CORTLAND — A downtown movie theater, an entertainment venue in the former Mullen’s office supply store and a two-way Main Street are among 26 projects and $35.5 million in downtown investment seeking $10 million in state funds to get them started.
City leaders released their pared down list for a statefunded Downtown Revitalization Initiative, which the public will get to comment on next month.
The challenge: The initiative’s planning committee is asking for $12.7 million when only $10 million is available. Something will have to give.
The committee plans to submit the project list as is to state officials for approval in March. From there, the state will decide which projects are worth funding and cut the projects list down to $10 million.
Cortland was awarded $10 million from the state in October as the Central New York winner of the 2017 Downtown Revitalization Initiative.
The projects are intended to spur additional private investment in downtown Cortland, with the proposed projects requiring $22.8 million from other sources to be completed.
The committee also put one project previously not being considered for funds, a SUNY Cortland drone technology program, on the projects list.
The program has the potential to spin-off to further drone developments and job creation, said Andrew Fish, the senior vice president of business development for Centerstate Corporation for Economic Opportunity.
Garry VanGorder, the committee’s co-chairman and the executive director of the Cortland County Business Development Corp., said the kind of projects the committee was looking for would transform downtown Cortland, were financially feasible and the state would be able to get a return on its investment.
One such project would be a $541,580 movie theater at 83-85 Main St.
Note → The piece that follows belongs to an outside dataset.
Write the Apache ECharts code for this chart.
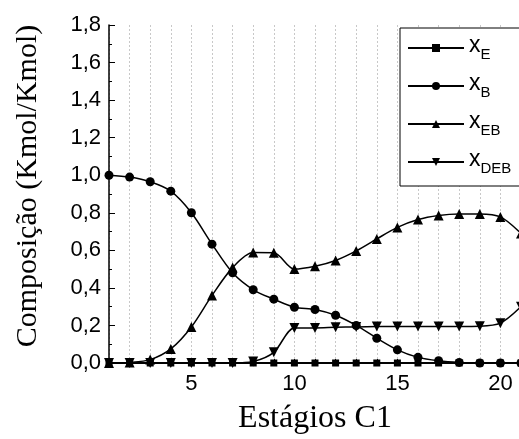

It would have two screens with 50 to 75 seats each, show second-run movies, art-house films and classic movies, and potentially have film festivals. The theater would allow people who live downtown to take in a dinner and a movie without having to drive.
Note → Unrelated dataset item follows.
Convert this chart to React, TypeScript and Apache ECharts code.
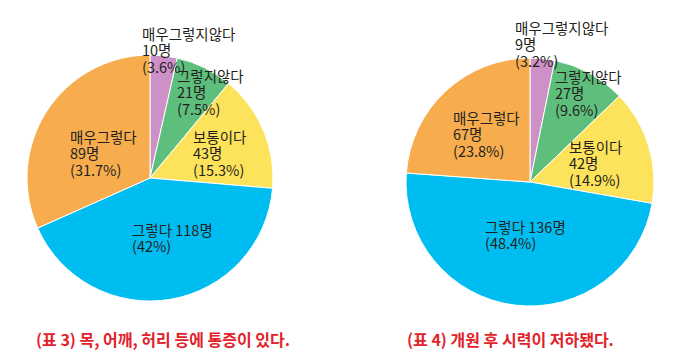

“It was recommended because it has synergy with the 83 Main St. project,” VanGorder said, which would create nine apartments in the top three floors of that building. “It’s in a vacant building and can bring an arts presence back to Main Street.”
VanGorder compared it with the $1.4 million Orchard project, which would turn the building that formerly housed Mullen Office Outfitters into an entertainment facility with a bar, a rooftop park, a recording studio, a performance space and a bowling alley.
Sarah Oral, one of the consultants from Cameron Engineering, compared the idea to a chain business called Brooklyn Bowl.
Image provided by Downtown Revitalization Initiative committee
This drawing shows The Orchard, which is partly based on a similar business called Brooklyn Bowl.
The next steps
• The final public open house will be from 2 to 4 p.m. and 7 to 9 p.m. on Feb. 1 at the Cortland Repertory Theatre Downtown, where people can speak about what projects they think should be on the final list.
• The final planning committee meeting will be 7 p.m. Feb. 15 at the Tompkins Cortland Community College extension center on south Main Street, where the committee intends to have a final list of projects to submit for state approval in March.
Mayor Brian Tobin, the other committee co-chair-man, said infrastructure projects — taking up $6.7 million of the $12.7 million in requests — would make downtown attractive to both business and living. They include Main Street streetscape improvements, downtown wi-fi and broadband access and Clinton Avenue improvements.
Main Street would have improved parking, two-way traffic and up-to-date infrastructure running underneath while Clinton Avenue would have improved bike and pedestrian safety measures and structures intended to welcome people to Cortland.
“After Main Street, Clinton Avenue is the next big thing,” Tobin said.
Nineteen projects were rejected, including a music museum, electric vehicle charging stations, a downtown hotel and a parking garage. Some didn’t have a sponsor, others too few details and still others too little private investment. VanGorder said that just because a project was denied funding does not mean it is dead. He wants to continue to talk to state agencies about how to fund them through other means.